The potential for antigen tests led the governors of six US states to announce in August they were in discussions with Becton Dickinson and Quidel to purchase 500,000 rapid tests per state. And a month later, President Trump announced the planned national distribution of 150 million of the Abbott Laboratories' BinaxNow COVID-19 Ag Card, a low-cost, point-of-care SARS-CoV-2 antigen test that does not require an analyzer, and is one of seven antigen tests that the FDA has authorized for use during the pandemic.
Though point-of-care antigen tests can provide a fast turnaround, concerns have surfaced about the levels of accuracy for some of them. None so far have shown the level of performance of RT-PCR tests and, recently, the FDA released a letter warning laboratories and healthcare providers about the potential for false-positive results with rapid antigen tests for detecting SARS-CoV-2.
In a research note on Wednesday, BTIG research analyst Mark Massaro said that an expert panel of US-based lab directors noted that keeping up with test demand continues to be challenging during the pandemic, and all directors were experiencing a current second or third wave associated with a surge in demand.
"Access to rapid antigen tests remains limited, and one director noted that antigen tests are not sensitive and highly questions the clinical utility in this outbreak," Massaro added.
Ortho said its high-throughput antigen test has demonstrated 97.8 percent sensitivity and 99.2 percent specificity. The test has further demonstrated 100 percent sensitivity at PCR cycle thresholds of less than 32 and 97.8 percent sensitivity at PCR cycle thresholds of less than 34, levels above which many observers believe people may no longer be infectious, Palaniappan said.
Meanwhile, DiaSorin has said that its high-throughput assay demonstrated 97.1 percent sensitivity and 100 percent specificity on nasal swabs and 94.6 percent sensitivity and 99.5 percent specificity on nasopharyngeal swabs used within 10 days of the onset of COVID-19 symptoms.
Manufacturing capacity
But just as important as making antigen tests available is having the capacity to satisfy high demand.
With 1,500 Vitros instruments already in the market in about 1,000 hospitals and each instrument running up to 3,500 tests per day, Ortho could satisfy demand for more than 5 million tests per day in the US alone, Palaniappan said. The company said it has around 5,000 such instrument placements globally.
The diagnostic company also has two types of antibody assays on the market that are authorized to test for SARS-CoV-2 past infection. One detects total antibodies to SARS-CoV-2 and the other detects IgG antibodies, and both have received CE marking and FDA EUA.

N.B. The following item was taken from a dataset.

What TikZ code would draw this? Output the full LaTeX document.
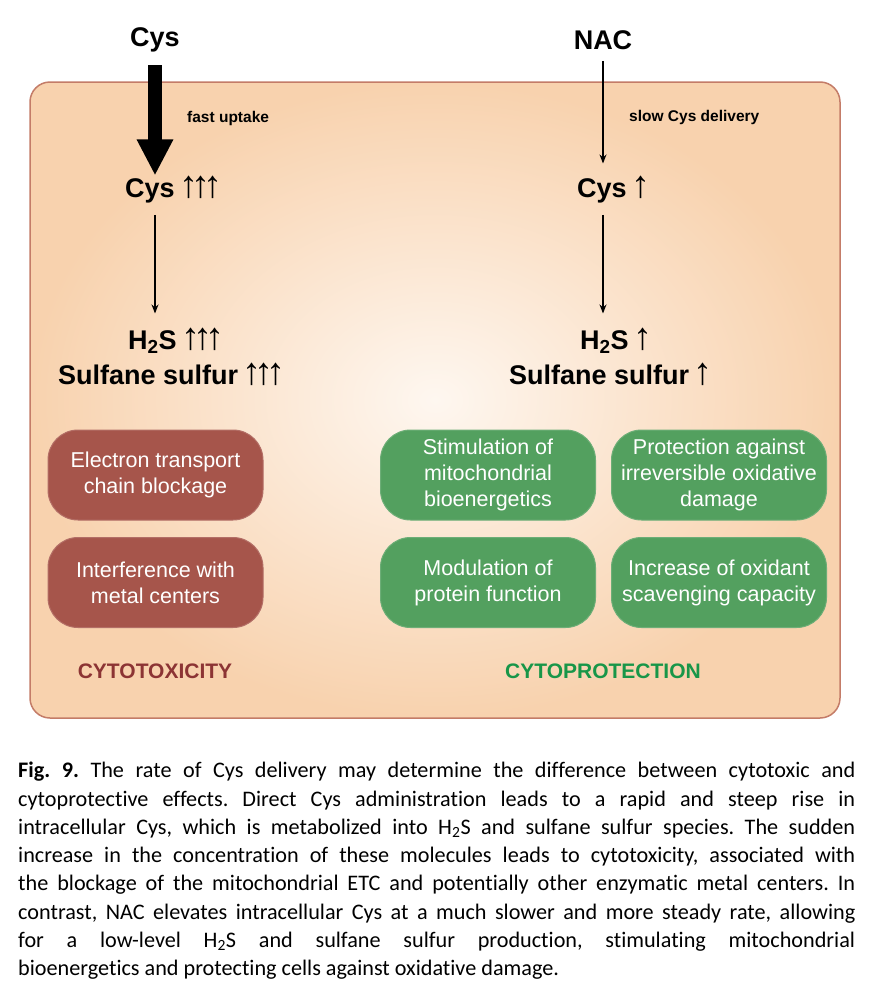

However, Ortho doesn't manufacture RT-PCR tests, the most broadly adopted testing modality during the pandemic. Palaniappan did not respond directly to a question about how that has impacted the firm's business.
The company has shipped millions of its antibody tests globally during the pandemic, he said, adding that with its antigen assay running on the same instruments as its antibody assays, customers can now tap into both modalities in the same laboratory setting.
Serology tests for past infections have taken a back seat to RT-PCR and antigen testing for active infections during the pandemic, but demand for antibody tests is expected to rise with the availability of vaccines and with clinicians needing a way to monitor levels of antibodies in people who have been vaccinated.